Jesus tells the man not to tell anyone he had healed him because Jesus wanted to be able to continue going around, preaching and teaching. He knew that if word got out, everyone would be after him for healing. And that’s precisely what happened when the now cured leper practically started himself preaching about Jesus to all and sundry. Curiously, it was now Jesus, not the leper, who had to live in deserted places: by curing him, Jesus had become the “leper”! Yet, even so, crowds would go to him, attracted by his goodness and his power.
My brothers and sisters, whatever ails you, whatever sickness of mind, body, soul, heart or conscience afflicts you; whatever suffering you have from broken relationships, broken marriages, broken families, or from the difficulties of this pandemic which seems to make us all lepers, separated from one another with grandparents not able to see their grandchildren or hug them; no matter what pain may be yours because you are living in a situation which you know is not what the Lord’s love wants for you … God loves you all to bits. As Jesus says in the Gospel: of course I want to heal you, of course I want to help you, of course I want you to live in a way that my Father’s love asks you to live. So, let’s go to him like the leper, with humility of heart – not shouting the odds about our enlightened views and opinions or the self-righteousness we say our conscience gives us – but with humility, with a naked and exposed and vulnerable heart. Let’s kneel at his feet and beg him insistently, “Lord, if you want to, you can cure me.”

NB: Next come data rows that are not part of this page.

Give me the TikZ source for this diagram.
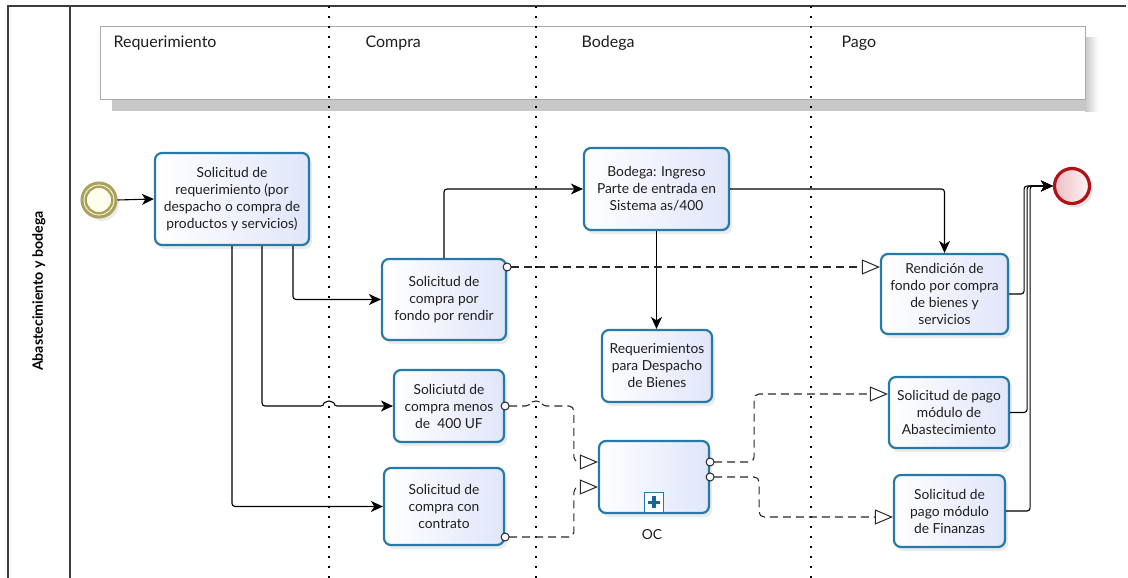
\documentclass[tikz,border=0pt]{standalone}
\usepackage{fontspec}
\setmainfont{Lato}
\usetikzlibrary{arrows.meta,calc,shadows}

\definecolor{taskblue}{RGB}{38,122,166}
\definecolor{tasklav}{RGB}{224,230,250}
\definecolor{plusblue}{RGB}{22,104,150}
\definecolor{startring}{RGB}{168,162,92}
\definecolor{startfill}{RGB}{255,253,236}
\definecolor{endring}{RGB}{176,18,22}
\definecolor{endfill}{RGB}{238,190,196}
\definecolor{framegray}{RGB}{60,60,60}
\definecolor{headborder}{RGB}{170,170,170}
\definecolor{headshadow}{RGB}{200,200,200}
\definecolor{msgline}{RGB}{40,40,40}
\definecolor{txt}{RGB}{30,30,30}

\begin{document}
\begin{tikzpicture}[x=1pt,y=-1pt,
  task/.style={draw=taskblue, line width=2.2pt, rounded corners=7pt,
    left color=white, right color=tasklav, align=center, text=txt,
    font=\fontsize{13.8}{17}\selectfont, inner sep=2pt,
    drop shadow={shadow xshift=3pt, shadow yshift=-4pt, opacity=0.16}},
  lanelabel/.style={anchor=base west, text=txt, font=\fontsize{16}{19}\selectfont},
  seq/.style={draw=black, line width=1.1pt, rounded corners=3pt,
    -{Stealth[length=12pt,width=11pt,inset=3.5pt]}},
  msg/.style={draw=msgline, line width=1.1pt, dash pattern=on 8pt off 5pt,
    rounded corners=5pt, shorten <=-4.5pt,
    {Circle[fill=white,length=9pt,width=9pt,line width=1pt]}-{Triangle[fill=white,length=18pt,width=15pt,line width=1pt]}},
  lanesep/.style={line width=2.4pt, dash pattern=on 2.4pt off 7.6pt},
]
\useasboundingbox (0,0) rectangle (1128,578);

% pool frame
\draw[framegray, line width=1.4pt] (8,578) -- (8,6) -- (1126,6);
\draw[framegray, line width=1.4pt] (70,6) -- (70,578);
\node[rotate=90, text=black, font=\bfseries\fontsize{14.2}{17}\selectfont] (pool) at (39,291) {Abastecimiento y bodega};

% lane header band with its shadow
\fill[headshadow] (112,38) rectangle (1086,111);
\shade[left color=headshadow, right color=white] (1085,38) rectangle (1098,111);
\node[draw=headborder, line width=1.3pt, fill=white, minimum width=985, minimum height=73,
  anchor=north west, inner sep=0] (head) at (100,26) {};
\node[lanelabel] (lreq) at (110,48) {Requerimiento};
\node[lanelabel] (lcom) at (362,48) {Compra};
\node[lanelabel] (lbod) at (578,48) {Bodega};
\node[lanelabel] (lpag) at (838,48) {Pago};

% lane separators
\coordinate (sepA) at (329,6);  \coordinate (sepAb) at (329,578);
\coordinate (sepB) at (536,6);  \coordinate (sepBb) at (536,578);
\coordinate (sepC) at (811,6);  \coordinate (sepCb) at (811,578);
\draw[lanesep] (sepA) -- (sepAb);
\draw[lanesep] (sepB) -- (sepBb);
\draw[lanesep] (sepC) -- (sepCb);

% events
\node[circle, draw=startring, line width=3pt, fill=startfill, minimum size=34, inner sep=0,
  drop shadow={shadow xshift=3pt, shadow yshift=-4pt, opacity=0.16}] (start) at (99,200) {};
\draw[startring, line width=2.4pt] (start.center) circle[radius=13.3pt];
\node[circle, draw=endring, line width=3.2pt, left color=endfill, right color=white!85!endfill,
  minimum size=35, inner sep=0,
  drop shadow={shadow xshift=3pt, shadow yshift=-4pt, opacity=0.2}] (endev) at (1072,186) {};

% tasks
\node[task, minimum width=154, minimum height=92] (t1) at (232,199)
  {Solicitud de\\requerimiento (por\\despacho o compra de\\productos y servicios)};
\node[task, minimum width=124, minimum height=81] (fondo) at (444,299.5)
  {Solicitud de\\compra por\\fondo por rendir};
\node[task, minimum width=110, minimum height=72] (menos) at (449,406)
  {Soliciutd de\\compra menos\\de\ \ 400 UF};
\node[task, minimum width=120, minimum height=77] (contrato) at (444,506.5)
  {Solicitud de\\compra con\\contrato};
\node[task, minimum width=145, minimum height=82] (bodega) at (656.5,189)
  {Bodega: Ingreso\\Parte de entrada en\\Sistema as/400};
\node[task, minimum width=110, minimum height=72] (req) at (657,366)
  {Requerimientos\\para Despacho\\de Bienes};
\node[task, minimum width=110, minimum height=72] (oc) at (654,477) {};
\node[task, minimum width=127, minimum height=80] (rend) at (944.5,294)
  {Rendición de\\fondo por compra\\de bienes y\\servicios};
\node[task, minimum width=120, minimum height=71] (abast) at (949,412.5)
  {Solicitud de pago\\módulo de\\Abastecimiento};
\node[task, minimum width=111, minimum height=72] (fin) at (949.5,511)
  {Solicitud de\\pago módulo\\de Finanzas};

% sub-process marker and label
\node[draw=taskblue, line width=1.3pt, fill=white, minimum width=19, minimum height=20,
  inner sep=0, anchor=south] (ocmark) at ([yshift=1.1pt]oc.south) {};
\draw[plusblue, line width=3.6pt] ($(ocmark.center)+(-6pt,0)$) -- ($(ocmark.center)+(6pt,0)$);
\draw[plusblue, line width=3.6pt] ($(ocmark.center)+(0,-6pt)$) -- ($(ocmark.center)+(0,6pt)$);
\node[text=txt, font=\fontsize{13.8}{17}\selectfont] (oclabel) at (652,535) {OC};

% sequence flows
\draw[seq] (start.east) -- (t1.west);
\draw[seq] ([xshift=61pt]t1.south) |- (fondo.west);
\draw[seq] ([xshift=30pt]t1.south) |- ($(sepA |- menos.west)+(-5pt,0)$)
  arc[start angle=180, end angle=0, radius=5pt] -- (menos.west);
\draw[seq] (t1.south) |- (contrato.west);
\draw[seq] (fondo.north) |- (bodega.west);
\draw[seq] (bodega.east) -| (rend.north);
\draw[seq] (bodega.south) -- (bodega.south |- req.north);
\draw[seq] (rend.east) -- ++(15pt,0) |- (endev.west);
\draw[seq] (abast.east) -- ++(17pt,0) |- (endev.west);
\draw[seq] (fin.east) -- ++(24pt,0) |- (endev.west);

% message flows
\coordinate (ocin1) at ([yshift=15pt]oc.west);
\coordinate (ocin2) at ([yshift=-10pt]oc.west);
\draw[msg] ([yshift=32.5pt]fondo.east) -- ([yshift=32.5pt]fondo.east -| rend.west);
\draw[msg] (menos.east) -- ($(sepB |- menos.east)+(-5pt,0)$)
  arc[start angle=180, end angle=0, radius=5pt] -| ($(ocin1)+(-24pt,0)$) -- (ocin1);
\draw[msg] ([yshift=-30.5pt]contrato.east) -| ($(ocin2)+(-24pt,0)$) -- (ocin2);
\draw[msg] ([yshift=15pt]oc.east) -- ++(44pt,0) |- ([yshift=18.5pt]abast.west);
\draw[msg] (oc.east) -- ++(49pt,0) |- ([yshift=-6pt]fin.west);
\end{tikzpicture}
\end{document}
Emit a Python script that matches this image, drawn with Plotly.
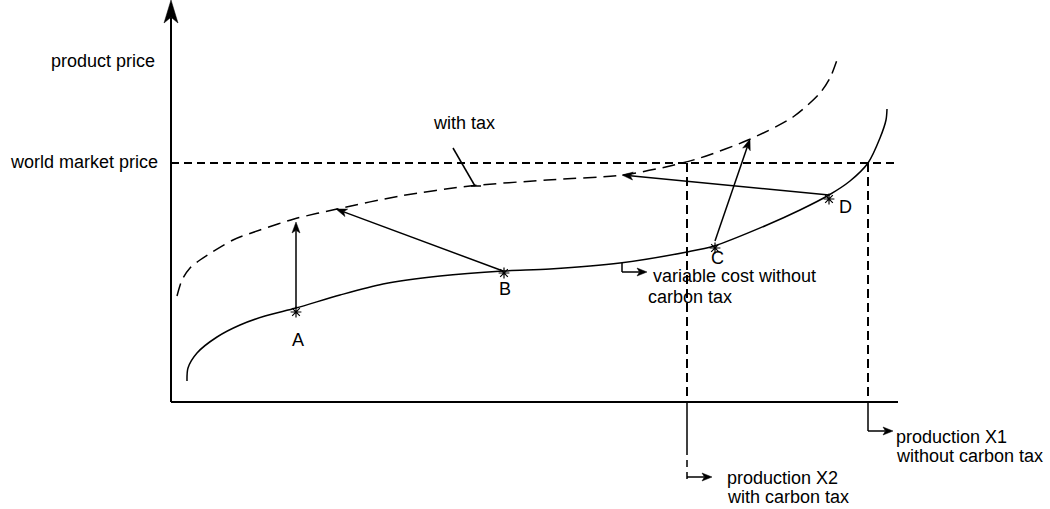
import plotly.graph_objects as go

# origin of the diagram sits where the two axes meet
# variable cost curve without carbon tax (x = production, y = price)
cost_x = [16, 17, 26, 46, 69, 94, 125, 169, 212, 269, 332, 379, 449, 516, 543, 596, 629, 658, 679, 697, 709, 715, 716]
cost_y = [21, 34, 49, 65, 77, 86, 94, 107, 118, 126, 131, 133, 139, 150, 156, 177, 192, 207, 221, 239, 264, 282, 293]

# same curve once the carbon tax is added
tax_x = [6, 11, 19, 29, 62, 89, 123, 166, 229, 299, 376, 452, 499, 529, 577, 622, 649, 659, 667]
tax_y = [106, 122, 134, 142, 162, 172, 183, 193, 206, 216, 222, 227, 236, 244, 262, 285, 309, 324, 345]

world_price = 239
x_axis_end = 727
y_axis_top = 392
prod_x1 = 697
prod_x2 = 516

# plants A-D on the cost curve
pt_names = ["A", "B", "C", "D"]
pt_x = [125, 333, 544, 658]
pt_y = [90, 129, 154, 203]
lbl_x = [127, 334, 546, 674]
lbl_y = [62, 113, 144, 195]

# shift of each plant to the taxed curve
shift_from_x = [125, 332, 544, 658]
shift_from_y = [94, 131, 161, 207]
shift_to_x = [125, 165, 579, 451]
shift_to_y = [180, 193, 263, 227]

FONT = dict(family="Liberation Sans, Arial, sans-serif", size=18, color="black")

fig = go.Figure()


def line(xs, ys, width=1.5, dash="solid", shape="linear"):
    fig.add_trace(go.Scatter(x=xs, y=ys, mode="lines",
                             line=dict(color="black", width=width, dash=dash, shape=shape, smoothing=0.8),
                             showlegend=False, hoverinfo="skip"))


def arrow(x0, y0, x1, y1, head_len=11, head_w=4, width=1.5):
    #line with a filled notched head at (x1, y1)
    dx, dy = x1 - x0, y1 - y0
    d = (dx * dx + dy * dy) ** 0.5
    ux, uy = dx / d, dy / d
    bx, by = x1 - ux * head_len, y1 - uy * head_len
    nx, ny = x1 - ux * head_len * 0.75, y1 - uy * head_len * 0.75
    px, py = -uy, ux
    line([x0, nx], [y0, ny], width=width)
    fig.add_trace(go.Scatter(x=[x1, bx + px * head_w, nx, bx - px * head_w, x1],
                             y=[y1, by + py * head_w, ny, by - py * head_w, y1],
                             mode="lines", fill="toself", fillcolor="black", line=dict(color="black", width=0.5),
                             showlegend=False, hoverinfo="skip"))


def text(s, x, y, anchor="left"):
    fig.add_annotation(x=x, y=y, text=s, showarrow=False, xanchor=anchor, yanchor="middle", font=FONT)


# axes
arrow(0, 0, 0, y_axis_top + 10, head_len=23, head_w=7, width=2)
line([0, x_axis_end], [0, 0], width=2)

# world market price and production levels
line([0, x_axis_end], [world_price, world_price], width=2, dash="8px,5px")
line([prod_x2, prod_x2], [world_price, 0], width=2, dash="9px,5px")
line([prod_x1, prod_x1], [world_price, 0], width=2, dash="9px,5px")

# curves
line(cost_x, cost_y, width=1.5, shape="spline")
line(tax_x, tax_y, width=1.5, dash="13px,7px", shape="spline")

# shifts A-D
for i in range(len(pt_names)):
    arrow(shift_from_x[i], shift_from_y[i], shift_to_x[i], shift_to_y[i])

fig.add_trace(go.Scatter(x=pt_x, y=pt_y, mode="markers",
                         marker=dict(symbol="asterisk-open", size=9, color="black",
                                     line=dict(color="black", width=1.2)),
                         showlegend=False, hoverinfo="skip"))
for i, name in enumerate(pt_names):
    fig.add_annotation(x=lbl_x[i], y=lbl_y[i], text=name, showarrow=False, xanchor="center", yanchor="middle", font=FONT)

# leaders and labels
line([282, 304], [254, 216], width=1.5)
line([300, 310], [216, 216], width=1.5)
text("with tax", 260, 279)

line([451, 451], [139, 130], width=1.5)
arrow(451, 130, 476, 130, head_len=10, head_w=4)
text("variable cost without", 480, 126)
text("carbon tax", 475, 105)

line([prod_x1, prod_x1], [0, -29], width=1.5)
arrow(prod_x1, -29, prod_x1 + 25, -29, head_len=10, head_w=4)
text("production X1", 723, -35)
text("without carbon tax", 723, -54)

line([prod_x2, prod_x2], [0, -46], width=1.5)
line([prod_x2, prod_x2], [-46, -78], width=1.5, dash="7px,5px")
arrow(prod_x2, -75, prod_x2 + 25, -75, head_len=10, head_w=4)
text("production X2", 554, -76)
text("with carbon tax", 554, -95)

text("product price", -14, 341, anchor="right")
text("world market price", -11, 240, anchor="right")

fig.update_layout(width=1050, height=509, margin=dict(l=0, r=0, t=0, b=0),
                  paper_bgcolor="white", plot_bgcolor="white")
fig.update_xaxes(visible=False, range=[-171, 879])
fig.update_yaxes(visible=False, range=[-107, 402])

# drop the default page margin so the figure fills the window
fig.write_html("out.html", config={"displayModeBar": False},
               post_script="document.body.style.margin='0';")
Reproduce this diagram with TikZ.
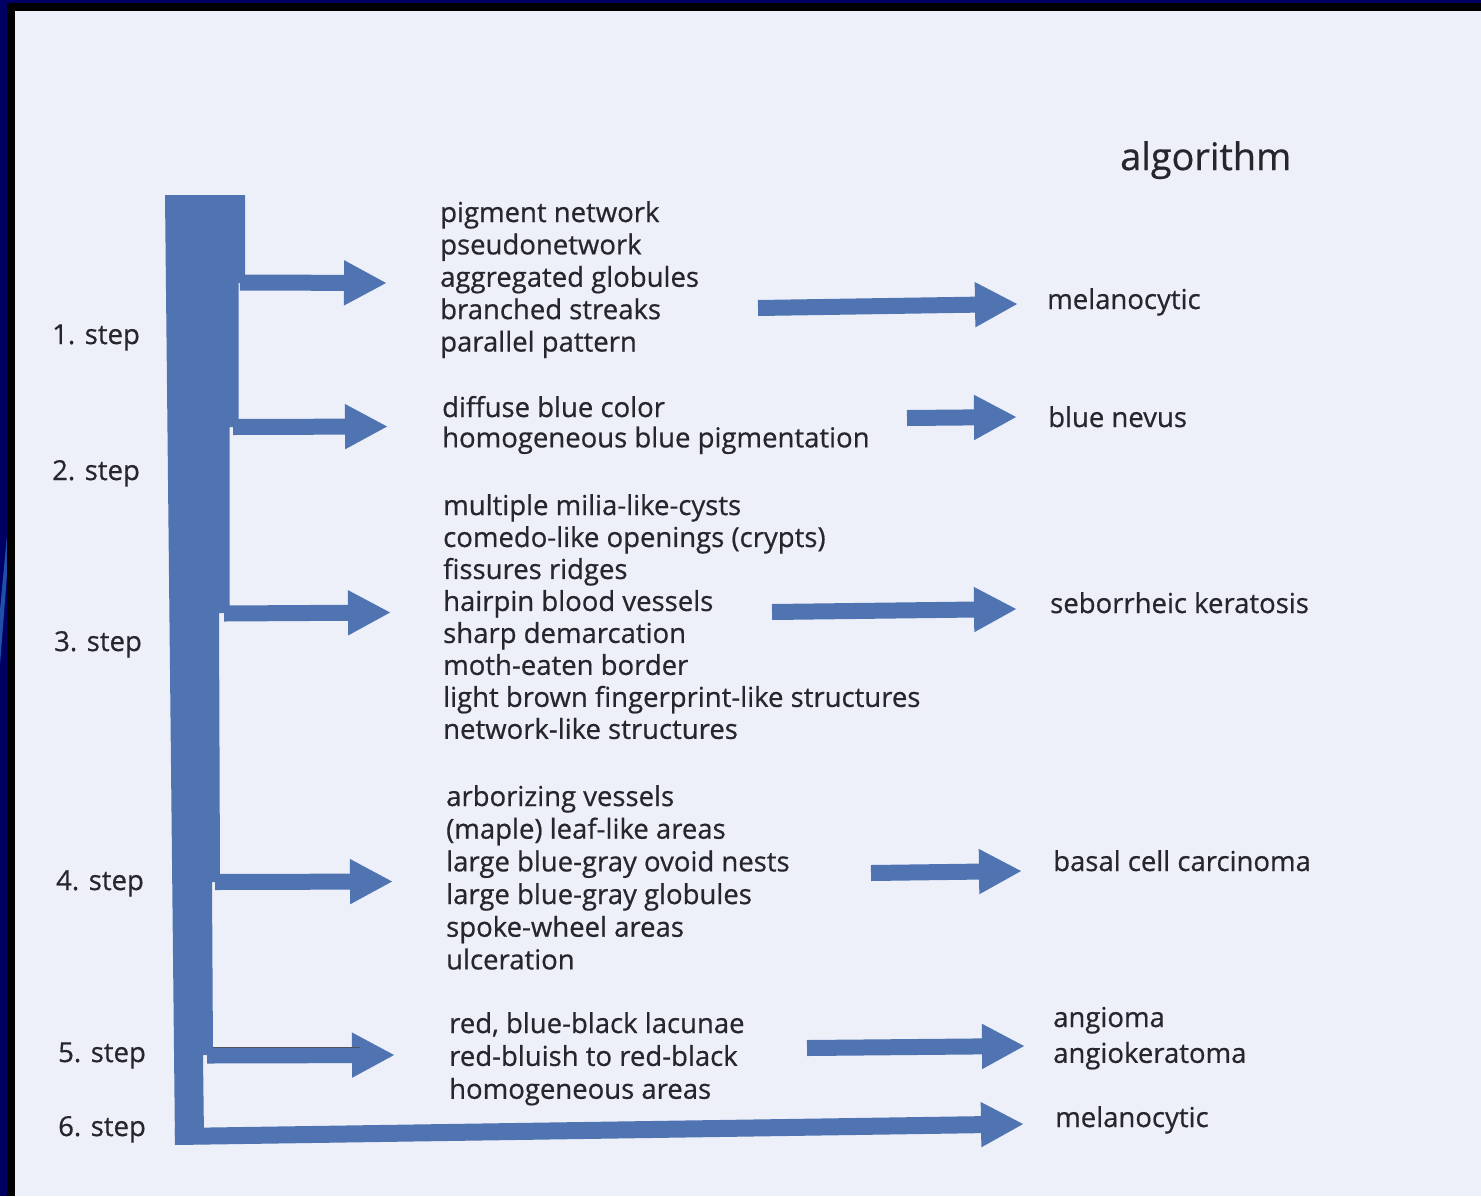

Now, of course, it may happen that my insistent prayer for healing still leaves me suffering. Is that because Jesus is selective in whom he listens to? Not at all. Remember that we are saying to him, “if youwant to.” We are submitting to his will for us. And so, if he does not answer in the way we ask, it can only mean that he wants to give us something else. If our pains continue, then what he is asking of us is something very sublime, very beautiful and, yes, very challenging. He is asking us to turn our sufferings around to his Cross and to join him there. He is asking us to let him into our sufferings so that, in us, he can continue that suffering which is his until the end of time, until the wounds of humanity are finally healed. In other words, he is giving us the vocation to heal the wounds of others as we suffer in union with him. And if we feel that there are others who, because of their guilt, deserve to suffer rather than we, let us remember that there was no one more innocent than He.
We must of course do everything in our power to defeat suffering and sickness and disease and all the other sources of suffering in our world. But when that fails, or when Christ permits it to continue for the providential reasons of his own heart, then that suffering need not be wasted. Of course, we can say no to him, and choose bitterness and resentment at the suffering, since it goes against everything the human being cries out for. But if we stop and think of the grandeur of his invitation, if we can let our love lift us up and out and beyond our bitterness, he will give us the wisdom of the Cross to understand that far better than the immediate healing we wanted is the healing that we, with him, can mediate to others who may otherwise never know it. It is those who suffer in union with Christ who bring final healing to the world. At times, the suffering will still numb us and make it impossible for us to think of anything or even to breathe. But if in our spirits, we have made the simple yet magnificent act of surrender to the Lord, then our suffering by his doing will bring healing to others and, eventually, albeit in death itself, to ourselves. For death, as we know, yields to the definitive healing of the resurrection.